1. Innovative Practice Work In Progress
Joel Rosiene1 , Carolyn Rosiene2
1 Eastern Connecticut State University
2 University of Hartford

This WIP paper presents an approach to teaching Python as a first course in machine learning for non-majors.  The flexibility of Python enables a skilled programmer to be very expressive, but it can be troublesome to the new student.  Students who come to Python from an imperative language often approach the language “non-Pythonically”, leading to reliance on traditional programming constructs.

Traditional imperative programing constructs focus on the “how” to implement a function or the structure of data.  The building blocks of sequencing, selection and iteration being used to implement the function algorithmically and how to structure the computation.  The approach used here is to utilize set-builder notation to specify data and the mapping of functions to the set.  In this approach, while iteration is present, the application of the map does not imply an order, separating the processing orders which are required from coincidental orderings.  The students are introduced to the concepts of functors and monads early, hopefully, influencing their problem-solving approach. 

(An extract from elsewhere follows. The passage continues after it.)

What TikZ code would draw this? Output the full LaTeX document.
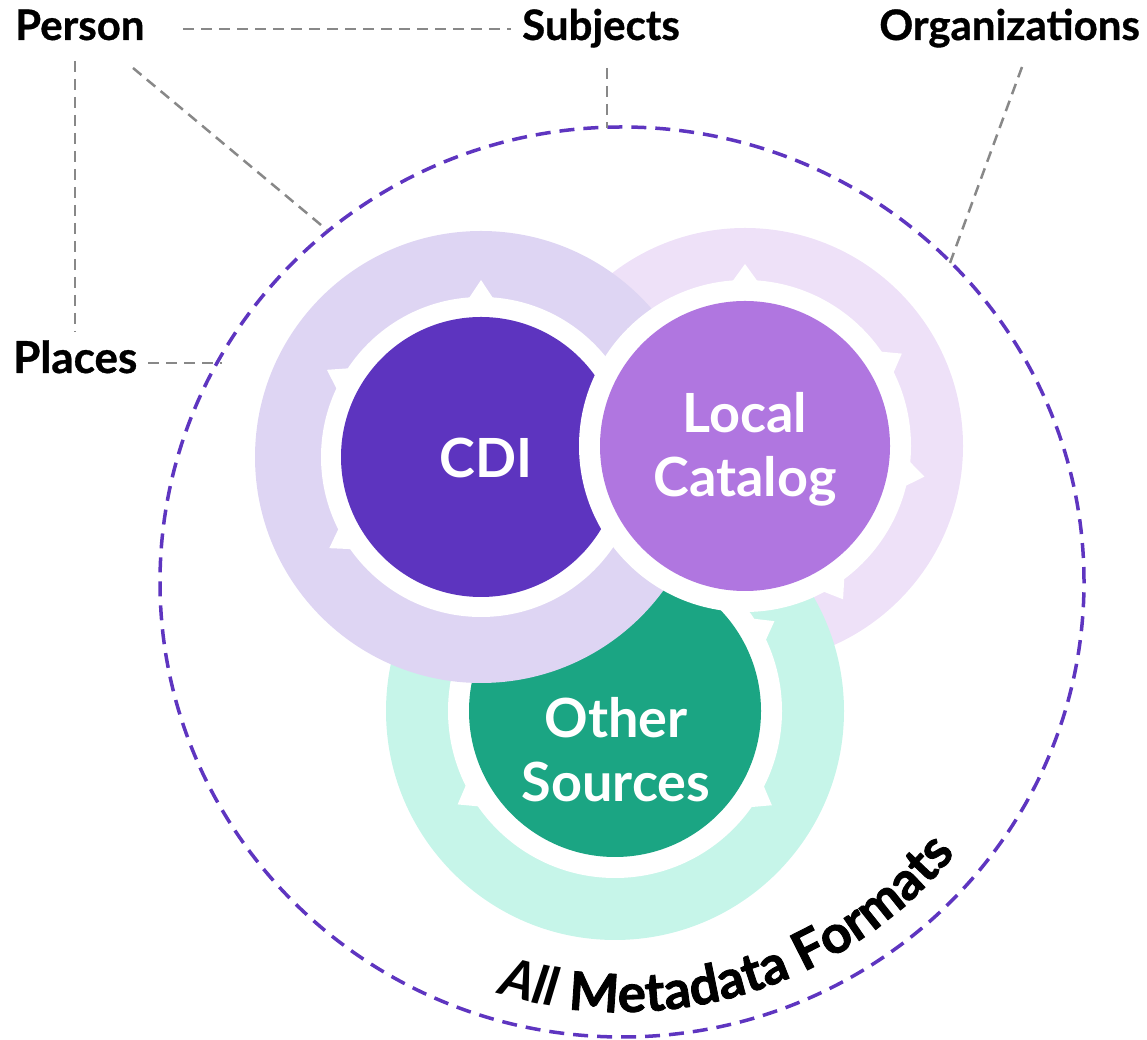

Short Python brain teasers posed in set-builder notation are used to develop the student skills in set comprehension and function composition in preparation for the machine learning component.  It is at this point where Python packages are introduced as a mechanism to construct complex sets of objects (data) and map existent functions across these sets.

 The above approach focuses on the formal definition of sets, functions and mapping and leads naturally to the problem of “learning” functions from examples.   One aspect of machine learning is the construction of functions given examples from the domain and specifying the element in the range (the training set) and the composition of the resulting functions.  In this approach, we discuss the differences between the estimation of an unknown function with incomplete training data (bias), the fitting of a known function and inaccurate data (regression) and estimation of a random variable (randomness).

The amount of information on machine learning can be daunting for a student who is new to programming.  Approaches which focus on control structures (or the data structure) adds additional complexity to a more function (functional) approach.  While Python is not a functional language, it is popular and can be used to explore sets, functional programming and machine learning.